## What this task involves
Only the lines from the start of the data to the line containing "708, 670, 651, 652, 634, 634, 630, 662, 736, 749]", both included, should be output, exactly and without pictures.

═════ Input rows ═════

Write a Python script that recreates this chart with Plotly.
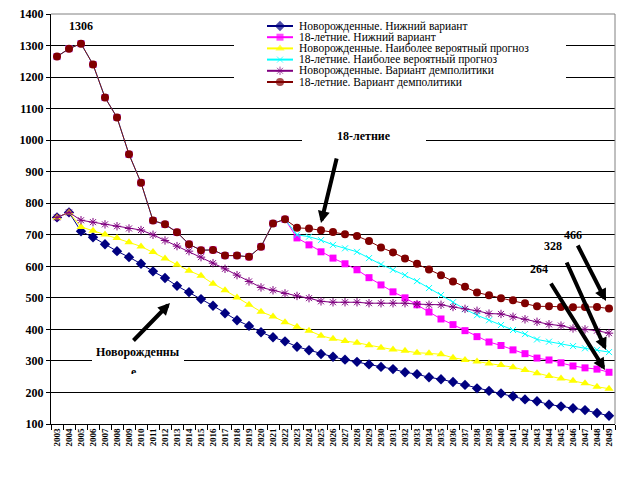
import plotly.graph_objects as go

years = ["2003","2004","2005","2006","2007","2008","2009","2010","2011","2012",
         "2013","2014","2015","2016","2017","2018","2019","2020","2021","2022",
         "2023","2024","2025","2026","2027","2028","2029","2030","2031","2032",
         "2033","2034","2035","2036","2037","2038","2039","2040","2041","2042",
         "2043","2044","2045","2046","2047","2048","2049"]

# 18-year-olds, common part 2003-2022
teen_common = [1265, 1290, 1306, 1240, 1135, 1072, 955, 865, 745, 733,
               708, 670, 651, 652, 634, 634, 630, 662, 736, 749]

newborn_low = [755, 771, 711, 692, 670, 648, 629, 608, 584, 563, 538, 518, 496, 475, 451, 429,
               411, 391, 375, 362, 345, 334, 322, 313, 304, 297, 289, 281, 274, 264, 258, 248,
               242, 233, 224, 213, 205, 197, 188, 178, 172, 162, 156, 150, 144, 135, 126]
teen_low = teen_common + [690, 668, 646, 626, 608, 589, 564, 541, 519, 500, 478, 455, 433, 415,
                          396, 377, 360, 349, 335, 323, 309, 303, 294, 284, 278, 274, 264]
newborn_prob = [755, 771, 725, 713, 701, 690, 676, 663, 645, 625, 605, 586, 570, 545, 524, 501,
                478, 456, 441, 423, 408, 396, 380, 370, 363, 358, 350, 342, 336, 332, 326, 324,
                321, 310, 303, 298, 292, 287, 280, 271, 261, 252, 244, 237, 229, 218, 212]
teen_prob = teen_common + [700, 694, 683, 668, 657, 646, 626, 606, 589, 572, 553, 531, 509, 486,
                           464, 445, 429, 414, 398, 385, 368, 361, 353, 347, 340, 335, 328]
newborn_dem = [755, 771, 746, 740, 733, 727, 720, 715, 700, 682, 664, 648, 629, 610, 592, 572,
               552, 533, 524, 514, 506, 499, 489, 486, 486, 486, 483, 483, 483, 483, 480, 478,
               478, 471, 465, 459, 450, 449, 440, 432, 424, 416, 412, 403, 400, 396, 388]
teen_dem = teen_common + [722, 720, 714, 709, 702, 696, 680, 660, 644, 625, 608, 590, 572, 552,
                          535, 517, 508, 499, 492, 483, 473, 473, 471, 470, 471, 471, 466]

names = ["Новорожденные. Нижний вариант",
         "18-летние. Нижний вариант",
         "Новорожденные. Наиболее вероятный прогноз",
         "18-летние. Наиболее вероятный прогноз",
         "Новорожденные. Вариант демполитики",
         "18-летние. Вариант демполитики"]
series = [newborn_low, teen_low, newborn_prob, teen_prob, newborn_dem, teen_dem]
colors = ["#000080", "#FF00FF", "#FFFF00", "#00FFFF", "#800080", "#800000"]
symbols = ["diamond", "square", "triangle-up", "x-thin", "asterisk", "circle"]
sizes = [8, 7, 8, 6, 7, 8]

SERIF = "Liberation Serif"

# plot-area geometry (pixels)
L, R, T, B = 51, 615, 14, 424
NCAT = len(years)
YMIN, YMAX = 100, 1400


def px2x(px):
    return (px - L) / (R - L) * NCAT - 0.5


def px2y(py):
    return YMIN + (B - py) / (B - T) * (YMAX - YMIN)


fig = go.Figure()
for name, vals, c, s, sz in zip(names, series, colors, symbols, sizes):
    open_sym = s in ("x-thin", "asterisk")
    fig.add_trace(go.Scatter(
        x=years, y=vals, mode="lines+markers", name=name, showlegend=False,
        line=dict(color=c, width=1),
        marker=dict(symbol=s, size=sz, color=c,
                    line=dict(color=c, width=1 if open_sym else 0)),
    ))

# manual legend (pixel coordinates on an invisible overlay axis)
leg_y0, leg_dy = 26, 11.2
for i, (name, c, s, sz) in enumerate(zip(names, colors, symbols, sizes)):
    yy = leg_y0 + leg_dy * i
    open_sym = s in ("x-thin", "asterisk")
    fig.add_trace(go.Scatter(
        x=[267, 280, 293], y=[yy, yy, yy], xaxis="x2", yaxis="y2",
        mode="lines+markers", showlegend=False, hoverinfo="skip",
        line=dict(color=c, width=2),
        marker=dict(symbol=s, size=[0, sz, 0], color=c,
                    line=dict(color=c, width=1 if open_sym else 0)),
    ))
    fig.add_annotation(x=297, y=yy, xref="x2", yref="y2", text=name, showarrow=False,
                       xanchor="left", yanchor="middle",
                       font=dict(family=SERIF, size=11.5, color="black"))


def white_rect(x0, x1, y0, y1):
    return dict(type="rect", xref="x", yref="y", x0=px2x(x0), x1=px2x(x1),
                y0=px2y(y1), y1=px2y(y0), fillcolor="white", line=dict(width=0),
                layer="between")


shapes = [
    # white patches hiding gridlines behind text boxes
    white_rect(234, 566, 17, 90),
    white_rect(302, 426, 128, 146),
    white_rect(92, 184, 343, 372),
    # grey top and right border
    dict(type="line", xref="paper", yref="paper", x0=0, x1=1, y0=1, y1=1,
         line=dict(color="#808080", width=1)),
    dict(type="line", xref="paper", yref="paper", x0=1, x1=1, y0=0, y1=1,
         line=dict(color="#808080", width=1)),
]

bold = dict(family=SERIF, size=12, color="black", weight="bold")
texts = [("1306", 81, 26), ("18-летние", 364, 136), ("Новорожденны", 138, 352),
         ("466", 573, 235), ("328", 553, 246), ("264", 539, 269)]
for t, x, y in texts:
    fig.add_annotation(x=x, y=y, xref="x2", yref="y2", text=t, showarrow=False,
                       font=bold)
# clipped wrapped letter
fig.add_annotation(x=134, y=364, xref="x2", yref="y2", text="е", showarrow=False,
                   xanchor="center", yanchor="top", valign="top", height=9,
                   font=bold, borderpad=0)

arrows = [((321, 223), (337, 157)),
          ((170, 303), (132, 342)),
          ((606, 301), (577, 244)),
          ((606, 350), (566, 261)),
          ((605, 370), (550, 282))]
for (hx, hy), (tx, ty) in arrows:
    fig.add_annotation(x=hx, y=hy, xref="x2", yref="y2", ax=tx, ay=ty,
                       axref="x2", ayref="y2", text="", showarrow=True,
                       arrowhead=2, arrowwidth=4, arrowsize=0.6,
                       arrowcolor="black", standoff=0)

fig.update_layout(
    width=629, height=496,
    margin=dict(l=L, r=629 - R, t=T, b=496 - B, autoexpand=False),
    paper_bgcolor="white", plot_bgcolor="white",
    shapes=shapes,
    xaxis=dict(type="category", range=[-0.5, NCAT - 0.5], dtick=1, automargin=False,
               tickson="boundaries", ticks="outside", ticklen=5,
               tickcolor="black", showline=True, linecolor="black", linewidth=1,
               showgrid=False, tickangle=-90,
               tickfont=dict(family=SERIF, size=9, color="black", weight="bold")),
    yaxis=dict(range=[YMIN, YMAX], dtick=100, ticks="outside", ticklen=4, automargin=False,
               tickcolor="black", showline=True, linecolor="black", linewidth=1,
               showgrid=True, gridcolor="black", gridwidth=1, zeroline=False,
               tickfont=dict(family=SERIF, size=12, color="black", weight="bold")),
    xaxis2=dict(overlaying="x", range=[L, R], visible=False, automargin=False),
    yaxis2=dict(overlaying="y", range=[B, T], visible=False, automargin=False),
)

fig.write_html("out.html")
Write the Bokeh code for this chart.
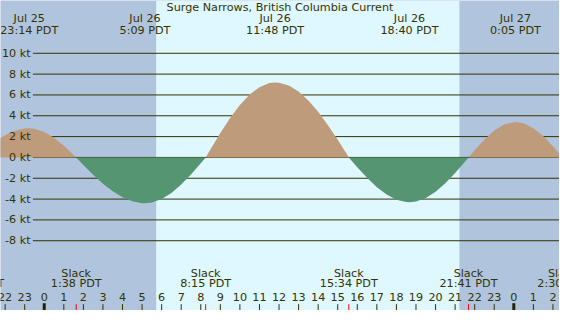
import numpy as np
from bokeh.plotting import figure
from bokeh.models import Range1d
from bokeh.embed import file_html
from bokeh.resources import INLINE
from bokeh.core.properties import value

# ---------------- data (hours relative to Jul 26 00:00 PDT) ----------------
title = "Surge Narrows, British Columbia Current"

curve_hours = [-2.5, -2.0, -1.5, -1.0, -0.767, -0.5, 0.0, 0.5, 1.0, 1.5, 1.633,
               2.0, 2.5, 3.0, 3.5, 4.0, 4.5, 5.0, 5.15, 5.5, 6.0, 6.5, 7.0, 7.5,
               8.0, 8.25, 8.5, 9.0, 9.5, 10.0, 10.5, 11.0, 11.5, 11.8, 12.0, 12.5,
               13.0, 13.5, 14.0, 14.5, 15.0, 15.5, 15.567, 16.0, 16.5, 17.0, 17.5,
               18.0, 18.5, 18.667, 19.0, 19.5, 20.0, 20.5, 21.0, 21.5, 21.683,
               22.0, 22.5, 23.0, 23.5, 24.0, 24.083, 24.5, 25.0, 25.5, 26.0, 26.5]
curve_kt = [1.55, 2.14, 2.56, 2.78, 2.80, 2.76, 2.45, 1.89, 1.13, 0.24, 0.0,
            -0.72, -1.66, -2.52, -3.26, -3.83, -4.22, -4.39, -4.40, -4.33, -4.00,
            -3.41, -2.60, -1.63, -0.56, 0.0, 0.79, 2.35, 3.78, 5.03, 6.04, 6.75,
            7.14, 7.20, 7.17, 6.90, 6.32, 5.47, 4.38, 3.10, 1.69, 0.20, 0.0,
            -0.94, -1.96, -2.86, -3.57, -4.06, -4.28, -4.30, -4.24, -3.90, -3.30,
            -2.48, -1.50, -0.41, 0.0, 0.70, 1.73, 2.58, 3.16, 3.39, 3.40, 3.28,
            2.81, 2.06, 1.08, 0.0]

max_hours = [-0.767, 5.15, 11.8, 18.667, 24.083]
max_dates = ["Jul 25", "Jul 26", "Jul 26", "Jul 26", "Jul 27"]
max_clock = ["23:14 PDT", "5:09 PDT", "11:48 PDT", "18:40 PDT", "0:05 PDT"]

slack_hours = [-3.533, 1.633, 8.25, 15.567, 21.683, 26.5]
slack_clock = ["20:28 PDT", "1:38 PDT", "8:15 PDT", "15:34 PDT", "21:41 PDT", "2:30 PDT"]

day_start = [5.72]
day_end = [21.22]

kt_levels = [10, 8, 6, 4, 2, 0, -2, -4, -6, -8]
kt_labels = ["10 kt", "8 kt", "6 kt", "4 kt", "2 kt", "0 kt", "-2 kt", "-4 kt", "-6 kt", "-8 kt"]

hour_ticks = list(range(-2, 27))
hour_labels = ["22", "23", "0", "1", "2", "3", "4", "5", "6", "7", "8", "9", "10",
               "11", "12", "13", "14", "15", "16", "17", "18", "19", "20", "21",
               "22", "23", "0", "1", "2"]
midnight_ticks = [0, 24]

# ---------------- styles ----------------
NIGHT = "#b0c4de"
DAY = "#dff7ff"
FLOOD = "#bd9b7b"
EBB = "#559572"
FG = "#333300"
FONT = value("DejaVu Sans")
FS = "11.2px"

X0, X1 = -2.236, 26.335
Y0, Y1 = -14.70, 15.07

p = figure(width=559, height=310, output_backend="svg", toolbar_location=None,
           x_range=Range1d(X0, X1), y_range=Range1d(Y0, Y1),
           x_axis_location=None, y_axis_location=None, min_border=0,
           outline_line_color=None, background_fill_color=NIGHT,
           border_fill_color=NIGHT)
p.xgrid.visible = False
p.ygrid.visible = False

# day shading
p.quad(left=day_start, right=day_end, bottom=[Y0], top=[Y1],
       fill_color=DAY, line_color=None)

# grid lines
n = len(kt_levels)
p.segment(x0=[-0.58] * n, x1=[X1 + 1] * n, y0=kt_levels, y1=kt_levels,
          line_color=FG, line_width=1)

# current curve
h = np.array(curve_hours)
v = np.array(curve_kt)
p.varea(x=h, y1=np.zeros_like(v), y2=np.maximum(v, 0), fill_color=FLOOD)
p.varea(x=h, y1=np.zeros_like(v), y2=np.minimum(v, 0), fill_color=EBB)

# y labels
p.text(x=[-0.696] * n, y=kt_levels, text=kt_labels, text_align="right",
       text_baseline="middle", text_font=FONT, text_font_size=FS, text_color=FG)

# title
p.text(x=[(X0 + X1) / 2], y=[14.43], text=[title], text_align="center",
       text_baseline="middle", text_font=FONT, text_font_size=FS, text_color=FG)

# max labels
p.text(x=max_hours, y=[13.31] * len(max_hours), text=max_dates, text_align="center",
       text_baseline="middle", text_font=FONT, text_font_size=FS, text_color=FG)
p.text(x=max_hours, y=[12.17] * len(max_hours), text=max_clock, text_align="center",
       text_baseline="middle", text_font=FONT, text_font_size=FS, text_color=FG)

# slack labels
ns = len(slack_hours)
p.text(x=slack_hours, y=[-11.17] * ns, text=["Slack"] * ns, text_align="center",
       text_baseline="middle", text_font=FONT, text_font_size=FS, text_color=FG)
p.text(x=slack_hours, y=[-12.15] * ns, text=slack_clock, text_align="center",
       text_baseline="middle", text_font=FONT, text_font_size=FS, text_color=FG)

# hour labels
p.text(x=hour_ticks, y=[-13.40] * len(hour_ticks), text=hour_labels, text_align="center",
       text_baseline="middle", text_font=FONT, text_font_size=FS, text_color=FG)

# hour ticks
nt = len(hour_ticks)
p.segment(x0=hour_ticks, x1=hour_ticks, y0=[-14.09] * nt, y1=[Y0] * nt,
          line_color=FG, line_width=1)
p.segment(x0=midnight_ticks, x1=midnight_ticks, y0=[-14.0] * 2, y1=[Y0] * 2,
          line_color="#222200", line_width=3)
p.segment(x0=slack_hours, x1=slack_hours, y0=[-14.09] * ns, y1=[Y0] * ns,
          line_color="#ff0000", line_width=1)

open("out.html", "w").write(file_html(p, INLINE))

═════

## Response for this exercise
Write a Python script that recreates this chart with Plotly.
import plotly.graph_objects as go

years = ["2003","2004","2005","2006","2007","2008","2009","2010","2011","2012",
         "2013","2014","2015","2016","2017","2018","2019","2020","2021","2022",
         "2023","2024","2025","2026","2027","2028","2029","2030","2031","2032",
         "2033","2034","2035","2036","2037","2038","2039","2040","2041","2042",
         "2043","2044","2045","2046","2047","2048","2049"]

# 18-year-olds, common part 2003-2022
teen_common = [1265, 1290, 1306, 1240, 1135, 1072, 955, 865, 745, 733,
               708, 670, 651, 652, 634, 634, 630, 662, 736, 749]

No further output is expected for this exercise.